President Trump’s unhinged, unfiltered speech in Tampa last night, following days of stoking the threat of an immigration and wall-funding related government shutdown, exemplifies what we’ll see for the remainder of this election cycle: a Trump-led and Republican-supported effort to whip up xenophobic fears and scapegoat familiar targets, such as immigrants and the media. The goal? To divide and distract the electorate from core bread and butter issues.
Of course, Trump’s policy of ripping kids from their parents with no plan to reunite them defines him on immigration now, and voters outside the Trumpian base are seeing through the Trump/GOP strategy. But don’t expect that to dissuade them – Trump has already announced that he plans to hit the road to campaign “six or seven days a week when we’re 60 days out.” That means that the speech in Tampa is just a sign of things to come.
The following is a statement from Matt Hildreth, Political Director for America’ Voice:
What we saw last night in Tampa fits alongside the ongoing Twitter rants and shutdown threats – it’s a full-throttle attempt to incite his base by scapegoating immigrants, attacking the media, and dividing and distracting the country away from the fact that he’s rewarding the wealthy elite as wages are declining and healthcare costs are rising.

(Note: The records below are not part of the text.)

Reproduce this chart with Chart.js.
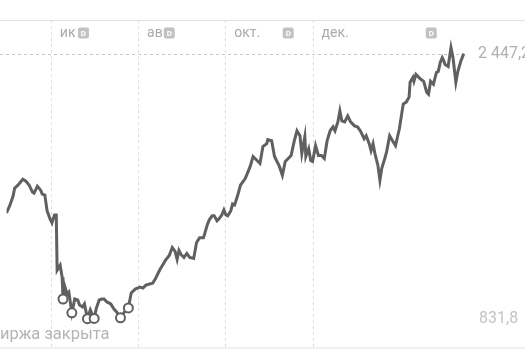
<!DOCTYPE html>
<html>
<head>
<meta charset="utf-8">
<script src="https://cdn.jsdelivr.net/npm/chart.js@4.4.1/dist/chart.umd.min.js"></script>
<style>
    body { margin: 0; background: #fff; }
    #wrap { width: 525px; height: 355px; }
</style>
</head>
<body>
<div id="wrap"><canvas id="chart" width="525" height="355"></canvas></div>
<script>
const days = [
    0, 2.2, 4.6, 5.7, 8.0, 11.4, 13.6, 15.9, 18.2, 19.3, 21.6, 23.9, 25.0, 26.8, 28.4, 30.7, 31.8, 33.6, 34.8,
    35.4, 37.5, 38.9, 39.5, 40.9, 42.3, 43.6, 45.7, 47.7, 49.8, 51.1, 53.2, 54.5, 56.6, 58.6, 60.0, 61.3, 62.7,
    64.8, 66.8, 68.2, 70.2, 72.9, 75.0, 77.0, 79.7, 82.5, 85.2, 87.2, 90.0, 93.4, 95.4, 97.5, 102.2, 104.3,
    107.0, 109.1, 111.1, 113.8, 115.9, 117.9, 119.3, 120.6, 122.0, 124.1, 126.1, 128.1, 130.9, 132.9, 135.0,
    137.7, 138.4, 140.4, 141.8, 143.8, 145.2, 147.2, 148.6, 150.6, 152.0, 153.4, 154.7, 156.8, 158.1, 159.5,
    161.5, 163.6, 165.6, 167.0, 168.4, 170.4, 172.4, 175.2, 177.2, 179.3, 182.0, 182.7, 185.4, 187.4, 190.8,
    192.9, 194.9, 197.0, 199.0, 201.1, 203.1, 205.2, 206.5, 208.6, 209.3, 211.3, 212.7, 214.0, 216.1, 218.1,
    220.2, 222.2, 224.2, 226.3, 228.3, 229.7, 231.7, 233.1, 234.5, 236.5, 238.6, 240.6, 243.3, 245.4, 247.4,
    250.1, 251.5, 253.6, 254.9, 256.3, 257.6, 259.7, 261.1, 262.4, 264.5, 265.8, 267.9, 269.9, 272.0, 274.7,
    277.4, 279.5, 281.5, 282.2, 284.2, 284.9, 286.3, 288.3, 289.7, 291.7, 293.8, 295.1, 296.5, 298.5, 300.6,
    301.9, 303.3, 304.7, 305.4, 306.7, 308.8, 310.8, 312.2, 314.2, 315.6, 317.6, 319.7
];
const prices = [
    1476.4, 1518.6, 1578.9, 1627.1, 1645.2, 1681.4, 1669.3, 1645.2, 1603.0, 1597.0, 1639.2, 1615.0, 1590.9, 1584.9, 1488.4, 1434.1, 1416.0, 1464.3, 1464.3,
    1126.6, 1156.8, 1084.4, 951.7, 1024.1, 981.9, 994.0, 867.3, 951.7, 945.7, 915.6, 903.5, 921.6, 831.8, 885.4, 855.3, 833.0, 891.4,
    945.7, 951.7, 951.7, 933.7, 921.6, 891.4, 873.4, 837.2, 873.4, 897.5, 987.9, 1012.0, 1024.1, 1018.1, 1036.2, 1048.2, 1078.4,
    1126.6, 1156.8, 1186.9, 1217.1, 1265.3, 1241.2, 1192.9, 1247.2, 1223.1, 1205.0, 1229.1, 1205.0, 1199.0, 1295.5, 1325.6,
    1325.6, 1343.7, 1404.0, 1434.1, 1458.3, 1458.3, 1428.1, 1440.2, 1464.3, 1494.4, 1464.3, 1458.3, 1488.4, 1530.6, 1524.6,
    1578.9, 1645.2, 1669.3, 1687.4, 1717.6, 1759.8, 1820.1, 1795.9, 1777.9, 1880.4, 1898.5, 1922.6, 1916.5, 1820.1, 1759.8,
    1705.5, 1789.9, 1808.0, 1826.1, 1910.5, 1976.8, 1946.7, 1838.2, 1940.7, 1820.1, 1868.3, 1795.9, 1789.9, 1886.4, 1826.1,
    1826.1, 1808.0, 1916.5, 1976.8, 2001.0, 1976.8, 2031.1, 2097.4, 2037.1, 2031.1, 2067.3, 2031.1, 2007.0, 2001.0, 1976.8,
    1928.6, 1946.7, 1898.5, 1856.2, 1898.5, 1838.2, 1765.8, 1675.3, 1747.7, 1808.0, 1850.2, 1946.7, 1916.5, 1886.4, 1988.9,
    2139.7, 2151.7, 2181.9, 2272.3, 2302.5, 2278.3, 2320.6, 2302.5, 2290.4, 2278.3, 2212.0, 2200.0, 2278.3, 2260.3, 2332.6,
    2338.6, 2392.9, 2423.1, 2411.0, 2380.9, 2368.8, 2483.4, 2423.1, 2272.3, 2338.6, 2398.9, 2447.2
];

// days when the exchange was closed (hollow markers)
const closedDays = [39.5, 45.7, 56.6, 61.3, 79.7, 85.2];
const closedPrices = [951.7, 867.3, 831.8, 833.0, 837.2, 897.5];

// month gridlines and their labels
const monthDays = [31, 92, 153, 214];
const monthLabels = ["ик", "ав", "окт.", "дек."];

// dividend markers along the top
const dividendDays = [53.8, 113.8, 197, 297];

const lastPrice = 2447.2;
const minPrice = 831.8;
const lastLabel = "2 447,2";
const minLabel = "831,8";
const closedText = "Биржа закрыта";

const lineColor = "#5e6062";
const fontFamily = "Roboto, 'Noto Sans', sans-serif";

const decorPlugin = {
    id: "decor",
    beforeDatasetsDraw(chart) {
        const { ctx, chartArea, scales } = chart;
        const xs = scales.x, ys = scales.y;
        ctx.save();

        // top and bottom rules
        ctx.strokeStyle = "#e2e2e2";
        ctx.lineWidth = 1;
        ctx.beginPath();
        ctx.moveTo(0, chartArea.top + 0.5);
        ctx.lineTo(chart.width, chartArea.top + 0.5);
        ctx.moveTo(0, chartArea.bottom - 0.5);
        ctx.lineTo(chart.width, chartArea.bottom - 0.5);
        ctx.stroke();

        // month gridlines
        ctx.strokeStyle = "#dedede";
        ctx.setLineDash([3, 3]);
        monthDays.forEach(d => {
            const x = Math.round(xs.getPixelForValue(d)) + 0.5;
            ctx.beginPath();
            ctx.moveTo(x, chartArea.top);
            ctx.lineTo(x, chartArea.bottom);
            ctx.stroke();
        });

        // last price line
        const yLast = Math.round(ys.getPixelForValue(lastPrice)) + 0.5;
        ctx.strokeStyle = "#c8c8c8";
        ctx.beginPath();
        ctx.moveTo(0, yLast);
        ctx.lineTo(xs.getPixelForValue(days[days.length - 1]), yLast);
        ctx.stroke();
        ctx.setLineDash([]);

        // month labels
        ctx.font = "14px " + fontFamily;
        ctx.fillStyle = "#aaaaaa";
        ctx.textBaseline = "middle";
        ctx.textAlign = "left";
        monthDays.forEach((d, i) => {
            ctx.fillText(monthLabels[i], xs.getPixelForValue(d) + 9, chartArea.top + 13);
        });

        // dividend badges
        dividendDays.forEach(d => {
            const cx = xs.getPixelForValue(d);
            const cy = chartArea.top + 13;
            ctx.fillStyle = "#c2c2c2";
            ctx.beginPath();
            ctx.roundRect(cx - 5.5, cy - 5.5, 11, 11, 2);
            ctx.fill();
            ctx.fillStyle = "#ffffff";
            ctx.font = "bold 8px " + fontFamily;
            ctx.textAlign = "center";
            ctx.fillText("D", cx, cy + 0.5);
        });

        // price labels
        ctx.textAlign = "left";
        ctx.font = "16px " + fontFamily;
        ctx.fillStyle = "#b0b0b0";
        ctx.fillText(lastLabel, 478, ys.getPixelForValue(lastPrice));
        ctx.fillStyle = "#c4c4c4";
        ctx.fillText(minLabel, 479, ys.getPixelForValue(minPrice));

        // market closed note, first letter runs off the left edge
        ctx.font = "16.5px " + fontFamily;
        ctx.fillStyle = "#b4b4b4";
        const shift = ctx.measureText("Б").width;
        ctx.fillText(closedText, -shift, chartArea.bottom - 14);

        ctx.restore();
    }
};

new Chart(document.getElementById("chart"), {
    type: "line",
    data: {
        datasets: [
            {
                data: closedDays.map((d, i) => ({ x: d, y: closedPrices[i] })),
                showLine: false,
                pointRadius: 4.5,
                pointBorderWidth: 2,
                pointBorderColor: lineColor,
                pointBackgroundColor: "#ffffff",
                order: 0
            },
            {
                data: days.map((d, i) => ({ x: d, y: prices[i] })),
                borderColor: lineColor,
                borderWidth: 3,
                pointRadius: 0,
                tension: 0,
                order: 1
            }
        ]
    },
    options: {
        responsive: false,
        animation: false,
        layout: { padding: { top: 20, bottom: 3, left: 0, right: 0 } },
        plugins: { legend: { display: false }, tooltip: { enabled: false } },
        scales: {
            x: { type: "linear", min: 0, max: 358, display: false },
            y: { min: 650, max: 2652, display: false }
        }
    },
    plugins: [decorPlugin]
});
</script>
</body>
</html>
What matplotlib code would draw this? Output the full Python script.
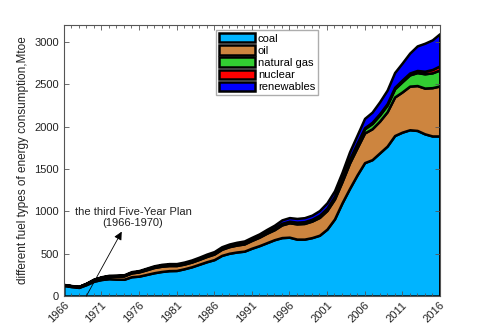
import matplotlib
matplotlib.use("Agg")
import matplotlib.pyplot as plt
import numpy as np

plt.rcParams['font.family'] = ['Liberation Sans', 'DejaVu Sans']

years = list(range(1966, 2017))

coal = [125, 112, 102, 135, 175, 195, 205, 200, 198, 228,
        235, 255, 275, 290, 300, 302, 322, 345, 375, 405,
        430, 480, 505, 520, 530, 565, 595, 630, 665, 690,
        695, 672, 672, 690, 718, 790, 910, 1100, 1270, 1430,
        1575, 1610, 1690, 1770, 1895, 1935, 1963, 1955, 1915, 1890,
        1890]
oil = [8, 8, 9, 12, 18, 25, 30, 35, 40, 45,
       50, 55, 62, 62, 60, 58, 55, 56, 58, 62,
       66, 72, 78, 82, 85, 92, 100, 112, 118, 150,
       170, 180, 185, 195, 210, 220, 235, 250, 300, 320,
       350, 365, 375, 405, 455, 475, 515, 530, 540, 570,
       590]
gas = [1, 1, 1, 2, 3, 3, 4, 5, 6, 7,
       8, 10, 11, 12, 12, 11, 10, 10, 10, 11,
       12, 12, 12, 13, 13, 14, 14, 15, 15, 16,
       16, 17, 18, 19, 22, 24, 26, 30, 36, 42,
       50, 62, 72, 80, 97, 121, 133, 153, 169, 175,
       189]
nuclear = [0, 0, 0, 0, 0, 0, 0, 0, 0, 0,
           0, 0, 0, 0, 0, 0, 0, 0, 0, 0,
           0, 0, 0, 0, 0, 0, 0, 0, 3, 3,
           3, 3, 3, 3, 4, 4, 6, 10, 11, 12,
           12, 14, 16, 16, 17, 20, 22, 25, 30, 39,
           48]
renewables = [3, 3, 3, 3, 4, 5, 6, 7, 7, 8,
              8, 9, 9, 10, 11, 12, 14, 15, 16, 17,
              17, 18, 19, 20, 22, 22, 25, 30, 35, 40,
              42, 44, 47, 48, 55, 63, 66, 70, 85, 95,
              110, 120, 140, 160, 175, 200, 235, 290, 330, 350,
              380]

labels = ['coal', 'oil', 'natural gas', 'nuclear', 'renewables']
colors = ['#00B4FF', '#CD853F', '#32CD32', '#FF0000', '#0000FF']
xtick_years = [1966, 1971, 1976, 1981, 1986, 1991, 1996, 2001, 2006, 2011, 2016]
ytick_vals = [0, 500, 1000, 1500, 2000, 2500, 3000]
annot_text = 'the third Five-Year Plan\n(1966-1970)'

fig = plt.figure(figsize=(4.87, 3.33), dpi=100)
ax = fig.add_axes([0.131, 0.111, 0.772, 0.814])

ax.stackplot(years, coal, oil, gas, nuclear, renewables,
             colors=colors, labels=labels,
             edgecolor='black', linewidth=1.8)

ax.set_xlim(1966, 2016)
ax.set_ylim(0, 3200)
ax.set_xticks(xtick_years)
ax.set_xticks(years, minor=True)
ax.set_yticks(ytick_vals)
ax.set_xticklabels([str(y) for y in xtick_years], rotation=45, ha='right',
                   va='top', rotation_mode='anchor', fontsize=8, color='#222222')
ax.set_yticklabels([str(v) for v in ytick_vals], fontsize=8, color='#222222')

ax.tick_params(axis='both', which='both', direction='in', top=True, right=True,
               color='#555555')
ax.tick_params(axis='both', which='major', length=3.5, width=0.6)
ax.tick_params(axis='x', which='minor', length=2, width=0.6)
ax.tick_params(axis='x', which='major', pad=3)
for s in ax.spines.values():
    s.set_color('#555555')
    s.set_linewidth(0.8)

ax.set_ylabel('different fuel types of energy consumption,Mtoe', fontsize=8.5,
              color='#222222', labelpad=4)

# arrow
ax.annotate('', xy=(1973.7, 760), xytext=(1969.0, 0),
            arrowprops=dict(arrowstyle='-|>', color='black', lw=0.6,
                            mutation_scale=12, shrinkA=0, shrinkB=0))
ax.text(1975.2, 925, annot_text, fontsize=8, color='#222222',
        ha='center', va='center', linespacing=1.1)

leg = ax.legend(loc='upper left', bbox_to_anchor=(0.404, 0.982),
                borderaxespad=0, fontsize=8, frameon=True, fancybox=False,
                edgecolor='#999999', handlelength=3.2, handleheight=0.9,
                labelspacing=0.15, handletextpad=0.3, borderpad=0.3)
leg.get_frame().set_linewidth(1.0)

fig.savefig('out.png', dpi=100)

We need to call out the GOP’s 2018 strategy for exactly what it is: racist, xenophobic and hateful. This kind of fear-mongering has no place in our country. That’s why voters from all walks of life are taking a stand saying they will not tolerate candidates – or anyone – who will not recognize that every single one of us is first and foremost a human being, with value and rights who deserve respect and dignity.
Other observers are making similar points – see analyses from Philip Bump and Greg Sargent of the Washington Post, for example.
As Bump assesses in a piece titled, “Trump’s two-track strategy: The rich get richer, and the poor get distracted”:
For years, many Republicans have worked to effect sweeping cuts and benefits for the wealthiest Americans while maintaining a non-wealthy voting base by engaging in robust cultural fights. Trump has nearly perfected it.
…The president’s core policy priorities are centered on the sort of fearmongering that past Republicans often considered only more obliquely. Illegal immigration, criminal gangs, crime in general: These are the core problems Trump points to in his appeals to voters.
And as Sargent assesses about last night’s Tampa speech:
Trump plainly sees political gain in provocation on as many fronts as possible. When Trump pardoned former sheriff Joe Arpaio despite his lawless and racist civil rights abuses, Trump had grown persuaded that it was “a way of pleasing his political base.” When Trump refused to unambiguously condemn white supremacist violence in Charlottesville, choosing instead to stoke racial tensions further, Stephen K. Bannon candidly declared that those tensions would help Trump politically.
…The provocations, of course, also take the form of policy, with severe human consequences: Trump’s hard-line immigration agenda is spreading fear and suffering in immigrant communities, and lest you think this is merely rooted in good-faith differences over how to handle immigration enforcement, Trump also layers the ritual dehumanization of immigrants on top of that cruelty. All this has crystallized in his horrible family separation policy, and even here, Trump reportedly claimed that “my people love it.”